Nvidia stands out prominently among U.S. chip manufacturers, demonstrating impressive profitability with an EBIT Margin of 33.04% and a Net Income Margin of 31.60%. The only company slightly ahead is Broadcom Inc (ISIN: US11135F1012). Nvidia’s surging demand for processors has led to a remarkable surge in profitability over the course of 2023. With unprecedented year-on-year expansion, the likelihood of Nvidia emerging as the most profitable U.S. chipmaker seems increasingly plausible. 

Source: Trive – Koyfin, Nkosilathi Dube 

Nvidia is making a significant move towards enhancing its return on equity, displaying a sharp upward trajectory compared to its U.S. chipmaking counterparts. With profitability soaring due to unprecedented chip demand, the company is well-positioned to further bolster its return on equity. Notably, Nvidia’s dedication to its shareholders is evident, as it returned a substantial $3.38 billion during the second quarter through dividends and share buybacks.

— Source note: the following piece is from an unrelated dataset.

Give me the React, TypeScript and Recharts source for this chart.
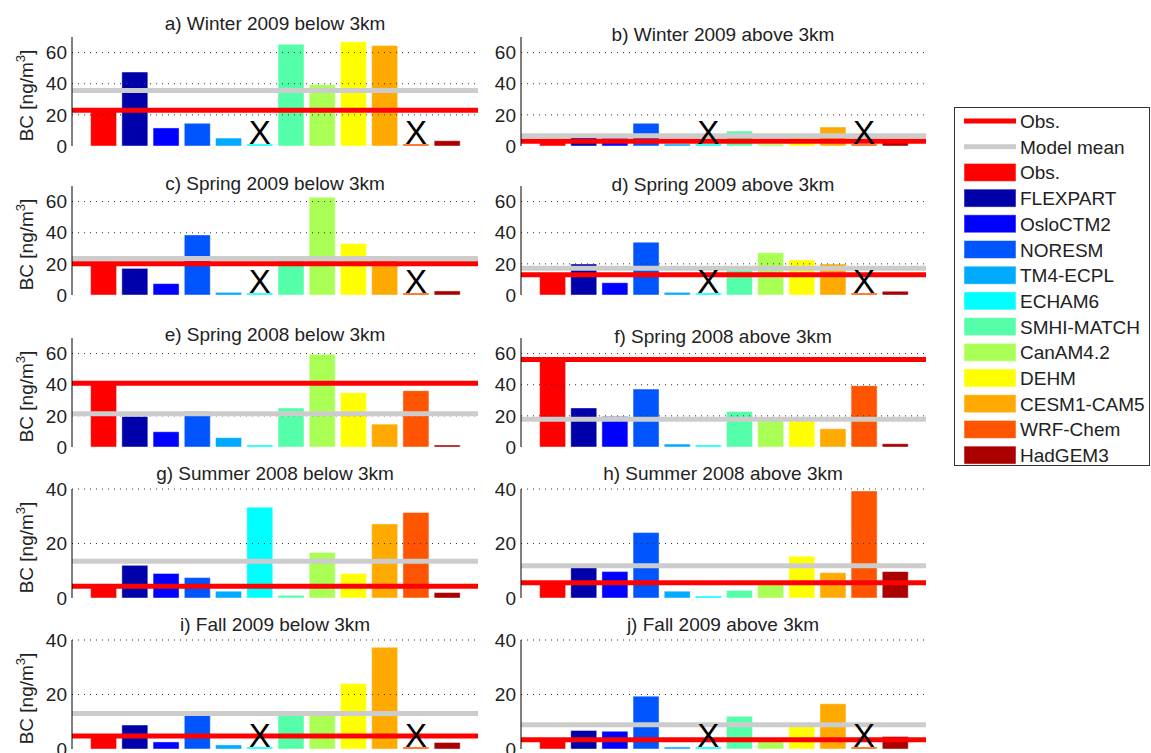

With $3.95 billion still set aside for repurchases and a recent authorization of an additional $25 billion, the company’s strategic approach to allocating capital underscores its confidence in sustaining value for investors. 

Source: Trive – Koyfin, Nkosilathi Dube 

After discounting for future cash flows, a calculated fair value of $529.23 per share was derived.  


In this era of transformative technology, Nvidia’s dominance in AI chips has propelled it to a position of industry leadership. The fusion of technological innovation, global demand, and sound financial strategy has solidified Nvidia as a cornerstone of the tech landscape, promising a future where AI and computing seamlessly converge to redefine industries and reshape economies.